+++ Source material +++

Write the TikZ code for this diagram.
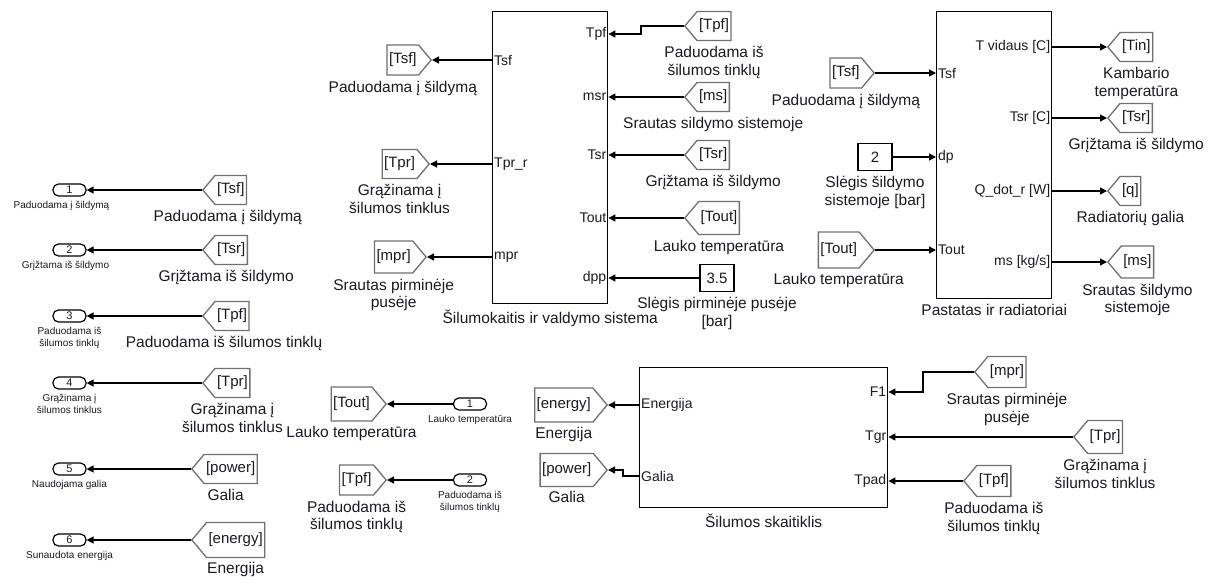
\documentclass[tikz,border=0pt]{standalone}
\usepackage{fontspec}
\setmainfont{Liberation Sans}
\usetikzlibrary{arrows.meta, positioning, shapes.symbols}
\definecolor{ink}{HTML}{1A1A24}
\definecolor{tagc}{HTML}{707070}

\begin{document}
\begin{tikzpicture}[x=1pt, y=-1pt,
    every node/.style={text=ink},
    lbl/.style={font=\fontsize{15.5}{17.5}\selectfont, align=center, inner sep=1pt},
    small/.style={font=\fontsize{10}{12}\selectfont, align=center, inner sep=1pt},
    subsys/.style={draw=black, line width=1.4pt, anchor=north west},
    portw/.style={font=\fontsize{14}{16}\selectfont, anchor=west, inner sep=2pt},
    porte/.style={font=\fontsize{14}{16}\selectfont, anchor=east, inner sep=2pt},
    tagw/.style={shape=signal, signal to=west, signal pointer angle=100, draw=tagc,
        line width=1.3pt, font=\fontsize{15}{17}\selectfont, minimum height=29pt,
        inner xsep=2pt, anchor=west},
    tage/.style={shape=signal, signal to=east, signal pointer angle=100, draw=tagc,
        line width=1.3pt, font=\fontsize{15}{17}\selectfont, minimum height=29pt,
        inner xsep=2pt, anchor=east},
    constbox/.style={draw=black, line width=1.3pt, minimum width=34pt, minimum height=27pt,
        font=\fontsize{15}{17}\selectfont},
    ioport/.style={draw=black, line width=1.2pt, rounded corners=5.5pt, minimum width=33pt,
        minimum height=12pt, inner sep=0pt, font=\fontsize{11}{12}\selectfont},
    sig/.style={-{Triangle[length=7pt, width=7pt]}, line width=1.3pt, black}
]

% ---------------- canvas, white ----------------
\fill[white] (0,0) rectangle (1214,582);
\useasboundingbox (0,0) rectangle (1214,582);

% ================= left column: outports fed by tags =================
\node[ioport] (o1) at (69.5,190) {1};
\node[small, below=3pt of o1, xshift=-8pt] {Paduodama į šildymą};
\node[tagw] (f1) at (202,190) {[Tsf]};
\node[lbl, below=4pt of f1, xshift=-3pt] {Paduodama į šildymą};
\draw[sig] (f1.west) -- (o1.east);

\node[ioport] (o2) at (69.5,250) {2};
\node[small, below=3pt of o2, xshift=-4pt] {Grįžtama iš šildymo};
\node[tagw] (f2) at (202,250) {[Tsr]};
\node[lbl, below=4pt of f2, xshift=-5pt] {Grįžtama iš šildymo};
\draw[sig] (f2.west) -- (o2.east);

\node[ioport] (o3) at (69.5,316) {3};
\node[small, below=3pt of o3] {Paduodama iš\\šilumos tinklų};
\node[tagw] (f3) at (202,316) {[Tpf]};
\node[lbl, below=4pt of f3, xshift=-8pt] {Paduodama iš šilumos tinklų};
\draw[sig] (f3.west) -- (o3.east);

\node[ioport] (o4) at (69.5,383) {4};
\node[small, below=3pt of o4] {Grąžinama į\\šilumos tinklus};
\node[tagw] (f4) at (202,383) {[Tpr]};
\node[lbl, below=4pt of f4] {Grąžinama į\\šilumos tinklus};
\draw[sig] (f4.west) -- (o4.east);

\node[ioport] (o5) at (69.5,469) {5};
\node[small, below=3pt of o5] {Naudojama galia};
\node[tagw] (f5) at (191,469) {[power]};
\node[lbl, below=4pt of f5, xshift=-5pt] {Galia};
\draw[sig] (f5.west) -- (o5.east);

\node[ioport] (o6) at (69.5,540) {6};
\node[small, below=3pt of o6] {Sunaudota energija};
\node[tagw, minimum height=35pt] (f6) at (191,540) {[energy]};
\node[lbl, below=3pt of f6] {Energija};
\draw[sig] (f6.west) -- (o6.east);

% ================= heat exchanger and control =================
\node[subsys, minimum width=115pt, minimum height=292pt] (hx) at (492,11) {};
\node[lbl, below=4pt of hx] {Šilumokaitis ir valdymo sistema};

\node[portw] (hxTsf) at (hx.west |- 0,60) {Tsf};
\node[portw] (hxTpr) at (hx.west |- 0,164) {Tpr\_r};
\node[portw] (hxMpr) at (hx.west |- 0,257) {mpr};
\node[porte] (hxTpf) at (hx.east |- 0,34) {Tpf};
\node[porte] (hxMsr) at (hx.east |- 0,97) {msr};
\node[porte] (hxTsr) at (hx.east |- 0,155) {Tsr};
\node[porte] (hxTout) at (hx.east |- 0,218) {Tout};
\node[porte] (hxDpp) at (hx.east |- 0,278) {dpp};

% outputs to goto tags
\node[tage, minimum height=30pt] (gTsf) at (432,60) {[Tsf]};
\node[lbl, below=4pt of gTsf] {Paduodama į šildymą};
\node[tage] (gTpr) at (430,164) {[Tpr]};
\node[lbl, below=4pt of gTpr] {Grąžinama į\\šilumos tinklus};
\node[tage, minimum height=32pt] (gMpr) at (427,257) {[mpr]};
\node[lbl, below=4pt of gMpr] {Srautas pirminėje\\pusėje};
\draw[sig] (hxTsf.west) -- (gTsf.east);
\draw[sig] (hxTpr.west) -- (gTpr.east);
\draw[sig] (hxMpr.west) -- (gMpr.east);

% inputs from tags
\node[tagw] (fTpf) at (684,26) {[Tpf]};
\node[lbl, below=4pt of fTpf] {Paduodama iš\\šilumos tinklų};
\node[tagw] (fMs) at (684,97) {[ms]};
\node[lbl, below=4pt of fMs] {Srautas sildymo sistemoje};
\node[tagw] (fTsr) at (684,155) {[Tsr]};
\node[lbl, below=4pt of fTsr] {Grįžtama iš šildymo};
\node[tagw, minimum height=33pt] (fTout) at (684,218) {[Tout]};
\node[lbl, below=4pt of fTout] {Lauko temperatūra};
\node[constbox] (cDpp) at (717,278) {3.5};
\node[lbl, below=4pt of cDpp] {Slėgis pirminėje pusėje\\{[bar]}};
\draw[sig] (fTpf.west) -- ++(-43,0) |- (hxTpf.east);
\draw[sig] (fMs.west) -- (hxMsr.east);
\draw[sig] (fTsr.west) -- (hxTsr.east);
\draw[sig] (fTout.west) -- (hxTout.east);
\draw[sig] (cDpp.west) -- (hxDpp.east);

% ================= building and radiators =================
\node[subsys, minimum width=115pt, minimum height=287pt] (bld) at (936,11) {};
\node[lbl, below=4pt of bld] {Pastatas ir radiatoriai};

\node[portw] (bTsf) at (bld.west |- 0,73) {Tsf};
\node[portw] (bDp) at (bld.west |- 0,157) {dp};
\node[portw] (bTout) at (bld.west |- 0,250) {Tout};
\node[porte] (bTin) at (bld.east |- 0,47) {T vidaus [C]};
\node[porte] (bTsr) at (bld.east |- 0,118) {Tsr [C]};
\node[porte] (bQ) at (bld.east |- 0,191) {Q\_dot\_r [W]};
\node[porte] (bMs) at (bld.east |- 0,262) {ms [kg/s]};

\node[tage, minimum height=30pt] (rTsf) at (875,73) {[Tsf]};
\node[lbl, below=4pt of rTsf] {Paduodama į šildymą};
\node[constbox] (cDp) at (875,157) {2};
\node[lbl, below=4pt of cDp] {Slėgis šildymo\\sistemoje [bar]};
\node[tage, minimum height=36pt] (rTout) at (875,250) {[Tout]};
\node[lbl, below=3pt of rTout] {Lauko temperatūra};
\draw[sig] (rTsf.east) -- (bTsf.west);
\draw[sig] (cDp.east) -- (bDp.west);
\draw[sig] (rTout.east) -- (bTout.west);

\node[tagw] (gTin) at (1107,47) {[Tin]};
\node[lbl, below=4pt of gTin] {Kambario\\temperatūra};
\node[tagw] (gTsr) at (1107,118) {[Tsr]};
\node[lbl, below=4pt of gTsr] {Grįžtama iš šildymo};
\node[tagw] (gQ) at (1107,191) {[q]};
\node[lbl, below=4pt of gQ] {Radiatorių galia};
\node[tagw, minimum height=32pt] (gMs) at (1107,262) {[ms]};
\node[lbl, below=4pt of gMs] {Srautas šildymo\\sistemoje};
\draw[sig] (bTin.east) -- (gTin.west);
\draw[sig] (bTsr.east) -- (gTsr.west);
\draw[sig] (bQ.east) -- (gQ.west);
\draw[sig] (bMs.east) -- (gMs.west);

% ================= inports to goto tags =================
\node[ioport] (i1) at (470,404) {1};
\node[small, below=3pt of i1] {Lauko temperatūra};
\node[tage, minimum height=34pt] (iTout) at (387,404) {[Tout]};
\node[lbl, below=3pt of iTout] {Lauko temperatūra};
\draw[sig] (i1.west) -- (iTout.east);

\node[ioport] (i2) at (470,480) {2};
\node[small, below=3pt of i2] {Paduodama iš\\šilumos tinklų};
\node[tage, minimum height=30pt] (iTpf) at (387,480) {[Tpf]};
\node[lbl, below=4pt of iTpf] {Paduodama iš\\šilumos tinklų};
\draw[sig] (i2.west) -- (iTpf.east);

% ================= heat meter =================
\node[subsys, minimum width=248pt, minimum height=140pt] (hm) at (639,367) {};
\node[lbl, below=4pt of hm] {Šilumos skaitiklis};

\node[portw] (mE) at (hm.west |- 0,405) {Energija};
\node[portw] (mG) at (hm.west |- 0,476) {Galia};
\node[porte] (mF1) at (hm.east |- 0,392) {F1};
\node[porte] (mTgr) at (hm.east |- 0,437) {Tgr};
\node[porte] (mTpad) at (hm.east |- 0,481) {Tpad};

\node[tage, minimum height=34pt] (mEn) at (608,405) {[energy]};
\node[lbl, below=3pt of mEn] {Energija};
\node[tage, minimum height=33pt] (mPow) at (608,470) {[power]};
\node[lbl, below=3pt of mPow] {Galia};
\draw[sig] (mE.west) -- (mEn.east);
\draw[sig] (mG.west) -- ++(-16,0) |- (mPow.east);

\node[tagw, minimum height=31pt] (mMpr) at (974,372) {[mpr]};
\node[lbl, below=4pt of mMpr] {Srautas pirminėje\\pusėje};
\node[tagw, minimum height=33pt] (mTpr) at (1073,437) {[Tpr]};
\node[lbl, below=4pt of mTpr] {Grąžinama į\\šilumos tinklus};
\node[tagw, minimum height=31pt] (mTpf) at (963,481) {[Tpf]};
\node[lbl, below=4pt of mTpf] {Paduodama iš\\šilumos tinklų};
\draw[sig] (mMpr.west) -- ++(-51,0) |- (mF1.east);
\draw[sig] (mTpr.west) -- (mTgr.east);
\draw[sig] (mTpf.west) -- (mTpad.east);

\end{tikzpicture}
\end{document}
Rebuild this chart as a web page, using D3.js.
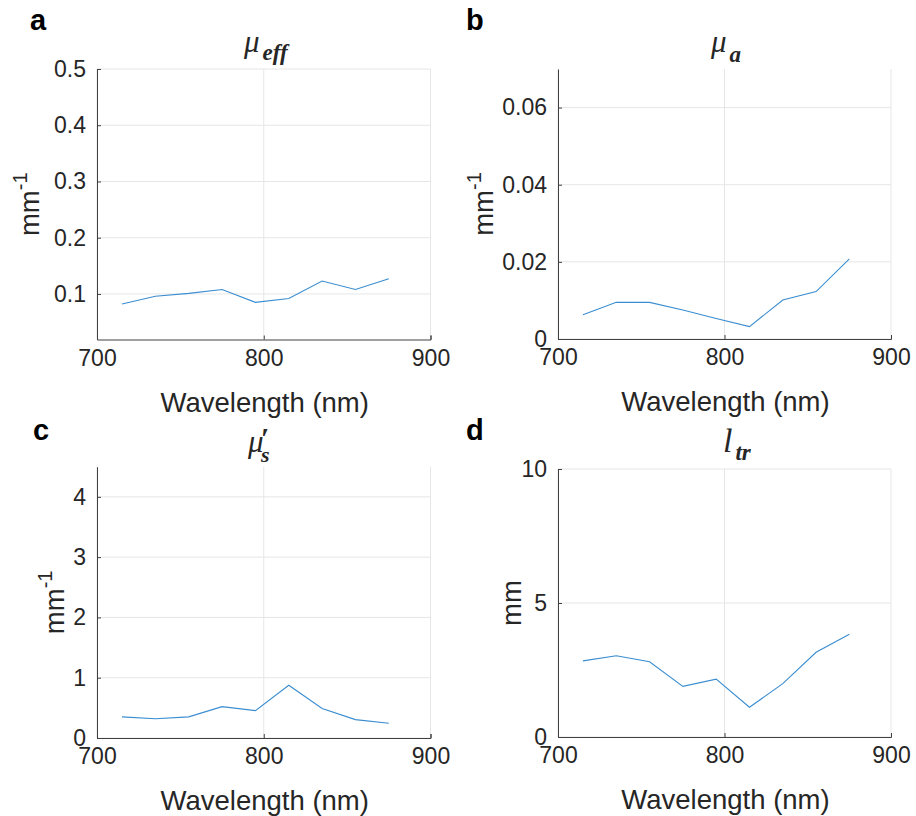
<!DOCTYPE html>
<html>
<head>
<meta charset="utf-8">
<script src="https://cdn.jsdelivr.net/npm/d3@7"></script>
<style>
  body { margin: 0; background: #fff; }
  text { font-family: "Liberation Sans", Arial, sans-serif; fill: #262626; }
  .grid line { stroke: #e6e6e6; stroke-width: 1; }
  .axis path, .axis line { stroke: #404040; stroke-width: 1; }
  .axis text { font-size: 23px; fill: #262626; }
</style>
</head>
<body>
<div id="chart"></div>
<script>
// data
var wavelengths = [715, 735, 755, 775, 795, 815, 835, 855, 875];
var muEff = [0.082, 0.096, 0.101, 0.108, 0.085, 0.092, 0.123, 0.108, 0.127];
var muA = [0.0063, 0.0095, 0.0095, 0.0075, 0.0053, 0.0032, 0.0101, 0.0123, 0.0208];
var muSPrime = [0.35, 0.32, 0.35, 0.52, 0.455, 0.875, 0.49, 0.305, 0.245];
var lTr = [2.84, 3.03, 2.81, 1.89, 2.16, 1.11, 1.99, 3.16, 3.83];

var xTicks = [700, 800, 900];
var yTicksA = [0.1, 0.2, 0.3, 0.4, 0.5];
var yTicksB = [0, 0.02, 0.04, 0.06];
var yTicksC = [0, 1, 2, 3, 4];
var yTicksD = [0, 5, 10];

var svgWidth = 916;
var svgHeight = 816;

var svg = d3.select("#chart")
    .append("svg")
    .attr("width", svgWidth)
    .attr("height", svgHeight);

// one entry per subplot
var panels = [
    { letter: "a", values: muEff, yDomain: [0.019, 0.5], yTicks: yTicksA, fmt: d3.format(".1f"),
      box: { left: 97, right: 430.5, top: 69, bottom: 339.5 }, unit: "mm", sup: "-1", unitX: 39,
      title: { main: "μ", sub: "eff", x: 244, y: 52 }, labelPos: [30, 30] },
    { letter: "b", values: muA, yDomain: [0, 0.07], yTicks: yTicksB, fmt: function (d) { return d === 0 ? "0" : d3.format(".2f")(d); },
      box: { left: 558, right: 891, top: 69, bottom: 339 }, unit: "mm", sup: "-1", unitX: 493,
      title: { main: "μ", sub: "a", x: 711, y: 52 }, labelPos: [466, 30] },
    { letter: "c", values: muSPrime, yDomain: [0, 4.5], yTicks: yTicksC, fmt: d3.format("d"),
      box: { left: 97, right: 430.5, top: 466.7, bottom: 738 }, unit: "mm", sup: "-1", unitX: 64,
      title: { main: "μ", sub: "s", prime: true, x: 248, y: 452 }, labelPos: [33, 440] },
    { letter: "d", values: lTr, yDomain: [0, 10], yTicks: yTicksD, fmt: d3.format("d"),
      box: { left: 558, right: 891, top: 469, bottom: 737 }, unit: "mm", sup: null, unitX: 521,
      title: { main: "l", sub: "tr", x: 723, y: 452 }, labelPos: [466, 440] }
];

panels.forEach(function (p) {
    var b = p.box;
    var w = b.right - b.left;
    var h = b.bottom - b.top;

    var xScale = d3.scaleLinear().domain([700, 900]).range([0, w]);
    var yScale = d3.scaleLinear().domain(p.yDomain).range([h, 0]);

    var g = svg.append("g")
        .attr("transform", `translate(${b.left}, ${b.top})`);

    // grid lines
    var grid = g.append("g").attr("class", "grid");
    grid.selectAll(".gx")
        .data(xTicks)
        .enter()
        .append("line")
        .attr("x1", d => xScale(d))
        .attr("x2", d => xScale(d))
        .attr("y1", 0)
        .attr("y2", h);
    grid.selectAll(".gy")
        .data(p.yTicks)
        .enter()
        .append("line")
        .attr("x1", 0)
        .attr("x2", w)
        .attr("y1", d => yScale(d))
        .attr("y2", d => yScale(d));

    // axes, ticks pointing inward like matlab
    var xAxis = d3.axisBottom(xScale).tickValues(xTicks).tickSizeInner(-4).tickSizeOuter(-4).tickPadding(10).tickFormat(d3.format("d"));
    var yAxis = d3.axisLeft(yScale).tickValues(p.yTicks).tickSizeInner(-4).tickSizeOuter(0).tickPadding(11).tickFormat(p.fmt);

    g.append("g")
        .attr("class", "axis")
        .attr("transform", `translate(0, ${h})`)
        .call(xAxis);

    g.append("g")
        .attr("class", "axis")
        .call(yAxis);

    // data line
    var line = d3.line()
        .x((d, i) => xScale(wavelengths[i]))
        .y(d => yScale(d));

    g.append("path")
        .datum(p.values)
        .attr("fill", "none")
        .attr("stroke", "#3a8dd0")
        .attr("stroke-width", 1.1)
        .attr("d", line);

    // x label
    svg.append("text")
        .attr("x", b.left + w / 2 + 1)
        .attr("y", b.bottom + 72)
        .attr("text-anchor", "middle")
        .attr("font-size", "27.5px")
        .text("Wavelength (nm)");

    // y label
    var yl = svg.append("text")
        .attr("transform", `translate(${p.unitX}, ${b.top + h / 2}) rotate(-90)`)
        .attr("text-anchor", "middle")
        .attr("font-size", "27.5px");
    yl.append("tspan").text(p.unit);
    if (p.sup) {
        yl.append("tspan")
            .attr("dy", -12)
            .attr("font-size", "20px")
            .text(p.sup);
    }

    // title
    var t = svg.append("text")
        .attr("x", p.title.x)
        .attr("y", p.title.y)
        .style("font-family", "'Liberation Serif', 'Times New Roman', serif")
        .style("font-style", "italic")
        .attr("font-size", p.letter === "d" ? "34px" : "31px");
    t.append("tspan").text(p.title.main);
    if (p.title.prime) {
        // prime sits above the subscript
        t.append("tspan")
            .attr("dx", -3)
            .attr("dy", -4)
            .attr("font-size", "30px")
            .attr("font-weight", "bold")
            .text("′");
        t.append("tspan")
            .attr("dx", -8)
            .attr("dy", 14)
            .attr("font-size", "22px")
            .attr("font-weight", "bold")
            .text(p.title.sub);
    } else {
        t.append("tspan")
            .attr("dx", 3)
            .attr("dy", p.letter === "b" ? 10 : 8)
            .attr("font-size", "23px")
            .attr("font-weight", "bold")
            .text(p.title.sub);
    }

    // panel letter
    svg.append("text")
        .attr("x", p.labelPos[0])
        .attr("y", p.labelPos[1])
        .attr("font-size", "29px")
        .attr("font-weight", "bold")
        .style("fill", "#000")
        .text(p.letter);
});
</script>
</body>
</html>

+++

Written problem: Begin with the first line of the entries above and write out each line exactly, ending with the line containing "(f1.west) -- (o1.east);". Leave out pictures.

Finished exercise:
Write the TikZ code for this diagram.
\documentclass[tikz,border=0pt]{standalone}
\usepackage{fontspec}
\setmainfont{Liberation Sans}
\usetikzlibrary{arrows.meta, positioning, shapes.symbols}
\definecolor{ink}{HTML}{1A1A24}
\definecolor{tagc}{HTML}{707070}

\begin{document}
\begin{tikzpicture}[x=1pt, y=-1pt,
    every node/.style={text=ink},
    lbl/.style={font=\fontsize{15.5}{17.5}\selectfont, align=center, inner sep=1pt},
    small/.style={font=\fontsize{10}{12}\selectfont, align=center, inner sep=1pt},
    subsys/.style={draw=black, line width=1.4pt, anchor=north west},
    portw/.style={font=\fontsize{14}{16}\selectfont, anchor=west, inner sep=2pt},
    porte/.style={font=\fontsize{14}{16}\selectfont, anchor=east, inner sep=2pt},
    tagw/.style={shape=signal, signal to=west, signal pointer angle=100, draw=tagc,
        line width=1.3pt, font=\fontsize{15}{17}\selectfont, minimum height=29pt,
        inner xsep=2pt, anchor=west},
    tage/.style={shape=signal, signal to=east, signal pointer angle=100, draw=tagc,
        line width=1.3pt, font=\fontsize{15}{17}\selectfont, minimum height=29pt,
        inner xsep=2pt, anchor=east},
    constbox/.style={draw=black, line width=1.3pt, minimum width=34pt, minimum height=27pt,
        font=\fontsize{15}{17}\selectfont},
    ioport/.style={draw=black, line width=1.2pt, rounded corners=5.5pt, minimum width=33pt,
        minimum height=12pt, inner sep=0pt, font=\fontsize{11}{12}\selectfont},
    sig/.style={-{Triangle[length=7pt, width=7pt]}, line width=1.3pt, black}
]

% ---------------- canvas, white ----------------
\fill[white] (0,0) rectangle (1214,582);
\useasboundingbox (0,0) rectangle (1214,582);

% ================= left column: outports fed by tags =================
\node[ioport] (o1) at (69.5,190) {1};
\node[small, below=3pt of o1, xshift=-8pt] {Paduodama į šildymą};
\node[tagw] (f1) at (202,190) {[Tsf]};
\node[lbl, below=4pt of f1, xshift=-3pt] {Paduodama į šildymą};
\draw[sig] (f1.west) -- (o1.east);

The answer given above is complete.